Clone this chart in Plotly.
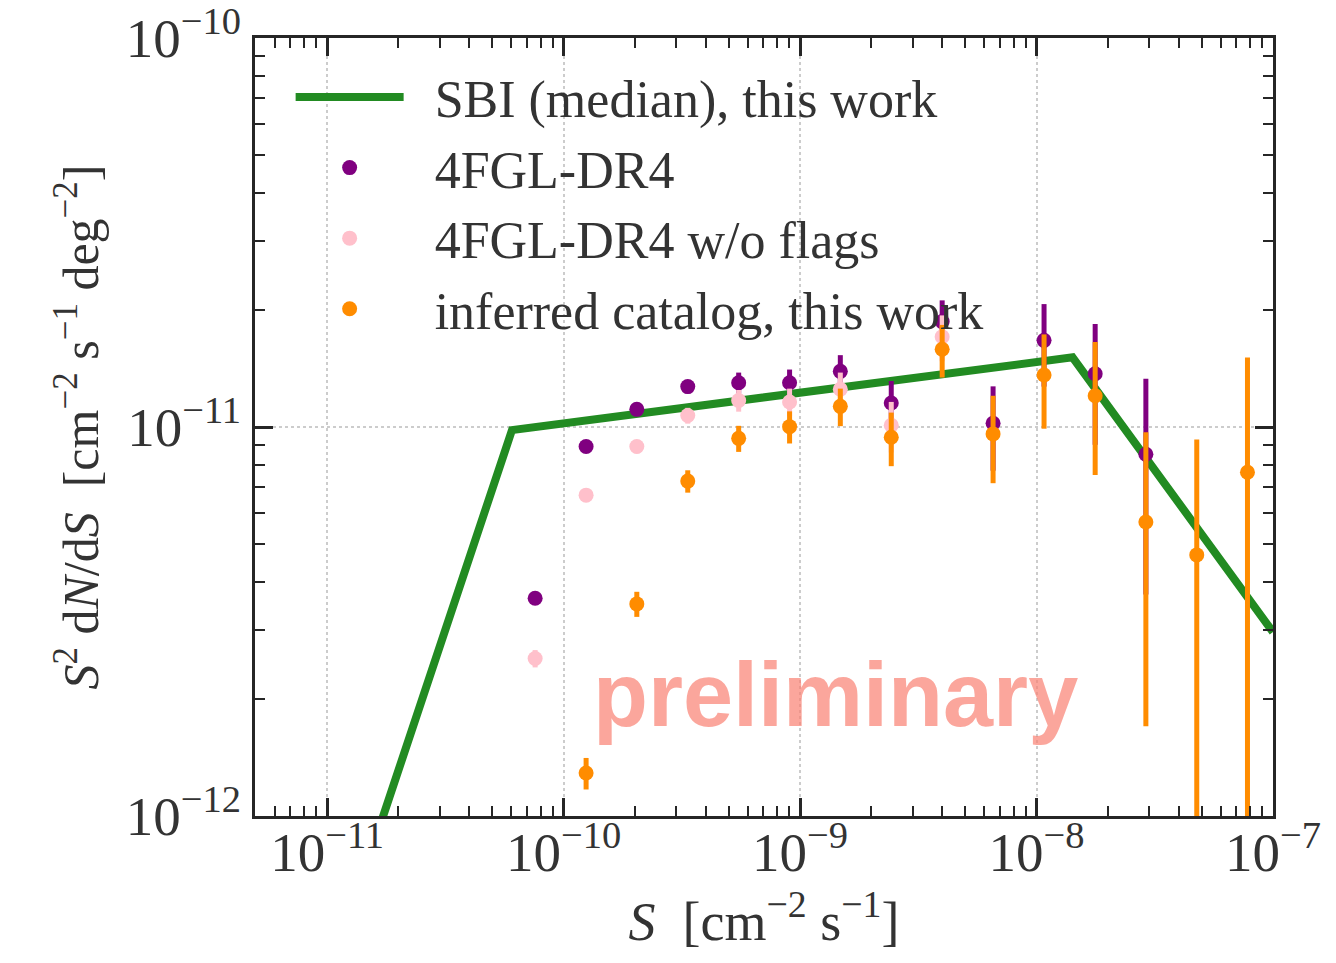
import plotly.graph_objects as go

# ---------------- data ----------------
S_bins = [7.58e-11, 1.245e-10, 2.04e-10, 3.35e-10, 5.50e-10, 9.03e-10, 1.48e-9,
          2.43e-9, 3.99e-9, 6.55e-9, 1.076e-8, 1.77e-8, 2.90e-8, 4.76e-8, 7.80e-8]

dr4_y = [3.63e-12, 8.91e-12, 1.11e-11, 1.27e-11, 1.30e-11, 1.30e-11, 1.39e-11,
         1.153e-11, 1.866e-11, 1.022e-11, 1.67e-11, 1.37e-11, 8.51e-12, None, None]
dr4_err = [0.1e-12, 0.25e-12, 0.35e-12, 0.5e-12, 0.8e-12, 1.05e-12, 1.4e-12,
           1.6e-12, 2.5e-12, 2.5e-12, 4.0e-12, 4.7e-12, 4.8e-12, None, None]

noflag_y = [2.54e-12, 6.68e-12, 8.91e-12, 1.07e-11, 1.17e-11, 1.16e-11, 1.25e-11,
            1.01e-11, 1.706e-11, None, None, None, None, None, None]
noflag_err = [0.13e-12, 0.25e-12, 0.35e-12, 0.5e-12, 0.75e-12, 0.95e-12, 1.3e-12,
              1.5e-12, 2.3e-12, None, None, None, None, None, None]

inferred_y = [None, 1.29e-12, 3.51e-12, 7.26e-12, 9.35e-12, 1.002e-11, 1.13e-11,
              9.41e-12, 1.585e-11, 9.6e-12, 1.36e-11, 1.203e-11, 5.70e-12, 4.69e-12, 7.65e-12]
inferred_err = [None, 0.12e-12, 0.26e-12, 0.48e-12, 0.72e-12, 0.95e-12, 1.25e-12,
                1.48e-12, 2.45e-12, 2.43e-12, 3.7e-12, 4.5e-12, 4.0e-12, 4.6e-12, 7.45e-12]

sbi_S = [1.0e-11, 6.05e-11, 1.42e-8, 1.0e-7]
sbi_y = [3.7e-13, 9.82e-12, 1.51e-11, 2.97e-12]

x_tickvals = [1e-11, 1e-10, 1e-9, 1e-8, 1e-7]
x_ticktext = ["10<sup>\u221211</sup>", "10<sup>\u221210</sup>", "10<sup>\u22129</sup>",
              "10<sup>\u22128</sup>", "10<sup>\u22127</sup>"]
y_tickvals = [1e-12, 1e-11, 1e-10]
y_ticktext = ["10<sup>\u221212</sup>", "10<sup>\u221211</sup>", "10<sup>\u221210</sup>"]

# ---------------- styles ----------------
FONT = "Liberation Serif"
TXT = "#333333"
AX = "#262626"
PAD = "\u00a0\u00a0"

fig = go.Figure()

fig.add_trace(go.Scatter(
    x=sbi_S, y=sbi_y, mode="lines", name=PAD + "SBI (median), this work",
    line=dict(color="#228B22", width=8), legendgroup="a"))

def pts(y, err, color, name, g):
    return go.Scatter(
        x=S_bins, y=y, mode="markers", name=PAD + name, legendgroup=g,
        marker=dict(color=color, size=15),
        error_y=dict(type="data", array=err, symmetric=True, color=color,
                     thickness=5, width=0),
        cliponaxis=True)

fig.add_trace(pts(dr4_y, dr4_err, "#800080", "4FGL-DR4", "b"))
fig.add_trace(pts(noflag_y, noflag_err, "#FFC0CB", "4FGL-DR4 w/o flags", "c"))
fig.add_trace(pts(inferred_y, inferred_err, "#FF8C00", "inferred catalog, this work", "d"))

axis_common = dict(
    type="log", showline=True, linewidth=3, linecolor=AX, mirror="allticks",
    ticks="inside", ticklen=18, tickwidth=3, tickcolor=AX, automargin=False,
    showgrid=True, gridcolor="#cccccc", griddash="dot", gridwidth=2,
    zeroline=False, tickfont=dict(family=FONT, size=55, color=TXT),
    minor=dict(ticks="inside", ticklen=10, tickwidth=2, tickcolor=AX,
               dtick="D1", showgrid=False),
)

fig.update_xaxes(axis_common, range=[-11.305, -7.0], tickmode="array",
                 tickvals=x_tickvals, ticktext=x_ticktext, ticklabelstandoff=-14,
                 title=dict(text="<i>S</i>  [cm<sup>\u22122</sup> s<sup>\u22121</sup>]",
                            font=dict(family=FONT, size=54, color=TXT), standoff=10))
fig.update_yaxes(axis_common, range=[-12, -10], tickmode="array",
                 tickvals=y_tickvals, ticktext=y_ticktext,
                 title=dict(text="<i>S</i><sup>2</sup> d<i>N</i>/d<i>S</i>  [cm<sup>\u22122</sup> s<sup>\u22121</sup> deg<sup>\u22122</sup>]",
                            font=dict(family=FONT, size=50, color=TXT), standoff=12))

fig.add_annotation(
    text="<b>preliminary</b>", xref="paper", yref="paper", x=0.57, y=0.089,
    xanchor="center", yanchor="bottom",
    showarrow=False, font=dict(family="Liberation Sans", size=90,
                               color="rgba(250,128,114,0.7)"))

fig.update_layout(
    width=1336, height=963,
    margin=dict(l=255, r=63, t=38, b=147),
    paper_bgcolor="white", plot_bgcolor="white",
    showlegend=True,
    legend=dict(x=0.035, y=0.976, xanchor="left", yanchor="top",
                bgcolor="rgba(0,0,0,0)", borderwidth=0,
                font=dict(family=FONT, size=52, color=TXT),
                itemwidth=108, tracegroupgap=5, traceorder="normal"),
)

fig.write_html("out.html")
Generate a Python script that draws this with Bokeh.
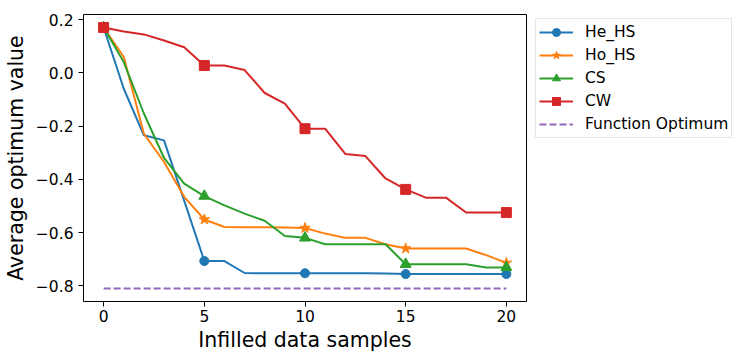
+ + +
:: YOUR INSTRUCTIONS ::
The data should be printed again unchanged; leave its pictures out.

:: EXPECTED ANSWER ::
Clone this chart in Plotly.
import plotly.graph_objects as go

# ---------------- data ----------------
S_bins = [7.58e-11, 1.245e-10, 2.04e-10, 3.35e-10, 5.50e-10, 9.03e-10, 1.48e-9,
          2.43e-9, 3.99e-9, 6.55e-9, 1.076e-8, 1.77e-8, 2.90e-8, 4.76e-8, 7.80e-8]

dr4_y = [3.63e-12, 8.91e-12, 1.11e-11, 1.27e-11, 1.30e-11, 1.30e-11, 1.39e-11,
         1.153e-11, 1.866e-11, 1.022e-11, 1.67e-11, 1.37e-11, 8.51e-12, None, None]
dr4_err = [0.1e-12, 0.25e-12, 0.35e-12, 0.5e-12, 0.8e-12, 1.05e-12, 1.4e-12,
           1.6e-12, 2.5e-12, 2.5e-12, 4.0e-12, 4.7e-12, 4.8e-12, None, None]

noflag_y = [2.54e-12, 6.68e-12, 8.91e-12, 1.07e-11, 1.17e-11, 1.16e-11, 1.25e-11,
            1.01e-11, 1.706e-11, None, None, None, None, None, None]
noflag_err = [0.13e-12, 0.25e-12, 0.35e-12, 0.5e-12, 0.75e-12, 0.95e-12, 1.3e-12,
              1.5e-12, 2.3e-12, None, None, None, None, None, None]

inferred_y = [None, 1.29e-12, 3.51e-12, 7.26e-12, 9.35e-12, 1.002e-11, 1.13e-11,
              9.41e-12, 1.585e-11, 9.6e-12, 1.36e-11, 1.203e-11, 5.70e-12, 4.69e-12, 7.65e-12]
inferred_err = [None, 0.12e-12, 0.26e-12, 0.48e-12, 0.72e-12, 0.95e-12, 1.25e-12,
                1.48e-12, 2.45e-12, 2.43e-12, 3.7e-12, 4.5e-12, 4.0e-12, 4.6e-12, 7.45e-12]

sbi_S = [1.0e-11, 6.05e-11, 1.42e-8, 1.0e-7]
sbi_y = [3.7e-13, 9.82e-12, 1.51e-11, 2.97e-12]

x_tickvals = [1e-11, 1e-10, 1e-9, 1e-8, 1e-7]
x_ticktext = ["10<sup>\u221211</sup>", "10<sup>\u221210</sup>", "10<sup>\u22129</sup>",
              "10<sup>\u22128</sup>", "10<sup>\u22127</sup>"]
y_tickvals = [1e-12, 1e-11, 1e-10]
y_ticktext = ["10<sup>\u221212</sup>", "10<sup>\u221211</sup>", "10<sup>\u221210</sup>"]

# ---------------- styles ----------------
FONT = "Liberation Serif"
TXT = "#333333"
AX = "#262626"
PAD = "\u00a0\u00a0"

fig = go.Figure()

fig.add_trace(go.Scatter(
    x=sbi_S, y=sbi_y, mode="lines", name=PAD + "SBI (median), this work",
    line=dict(color="#228B22", width=8), legendgroup="a"))

def pts(y, err, color, name, g):
    return go.Scatter(
        x=S_bins, y=y, mode="markers", name=PAD + name, legendgroup=g,
        marker=dict(color=color, size=15),
        error_y=dict(type="data", array=err, symmetric=True, color=color,
                     thickness=5, width=0),
        cliponaxis=True)

fig.add_trace(pts(dr4_y, dr4_err, "#800080", "4FGL-DR4", "b"))
fig.add_trace(pts(noflag_y, noflag_err, "#FFC0CB", "4FGL-DR4 w/o flags", "c"))
fig.add_trace(pts(inferred_y, inferred_err, "#FF8C00", "inferred catalog, this work", "d"))

axis_common = dict(
    type="log", showline=True, linewidth=3, linecolor=AX, mirror="allticks",
    ticks="inside", ticklen=18, tickwidth=3, tickcolor=AX, automargin=False,
    showgrid=True, gridcolor="#cccccc", griddash="dot", gridwidth=2,
    zeroline=False, tickfont=dict(family=FONT, size=55, color=TXT),
    minor=dict(ticks="inside", ticklen=10, tickwidth=2, tickcolor=AX,
               dtick="D1", showgrid=False),
)

fig.update_xaxes(axis_common, range=[-11.305, -7.0], tickmode="array",
                 tickvals=x_tickvals, ticktext=x_ticktext, ticklabelstandoff=-14,
                 title=dict(text="<i>S</i>  [cm<sup>\u22122</sup> s<sup>\u22121</sup>]",
                            font=dict(family=FONT, size=54, color=TXT), standoff=10))
fig.update_yaxes(axis_common, range=[-12, -10], tickmode="array",
                 tickvals=y_tickvals, ticktext=y_ticktext,
                 title=dict(text="<i>S</i><sup>2</sup> d<i>N</i>/d<i>S</i>  [cm<sup>\u22122</sup> s<sup>\u22121</sup> deg<sup>\u22122</sup>]",
                            font=dict(family=FONT, size=50, color=TXT), standoff=12))

fig.add_annotation(
    text="<b>preliminary</b>", xref="paper", yref="paper", x=0.57, y=0.089,
    xanchor="center", yanchor="bottom",
    showarrow=False, font=dict(family="Liberation Sans", size=90,
                               color="rgba(250,128,114,0.7)"))

fig.update_layout(
    width=1336, height=963,
    margin=dict(l=255, r=63, t=38, b=147),
    paper_bgcolor="white", plot_bgcolor="white",
    showlegend=True,
    legend=dict(x=0.035, y=0.976, xanchor="left", yanchor="top",
                bgcolor="rgba(0,0,0,0)", borderwidth=0,
                font=dict(family=FONT, size=52, color=TXT),
                itemwidth=108, tracegroupgap=5, traceorder="normal"),
)

fig.write_html("out.html")
Generate a Python script that draws this with Bokeh.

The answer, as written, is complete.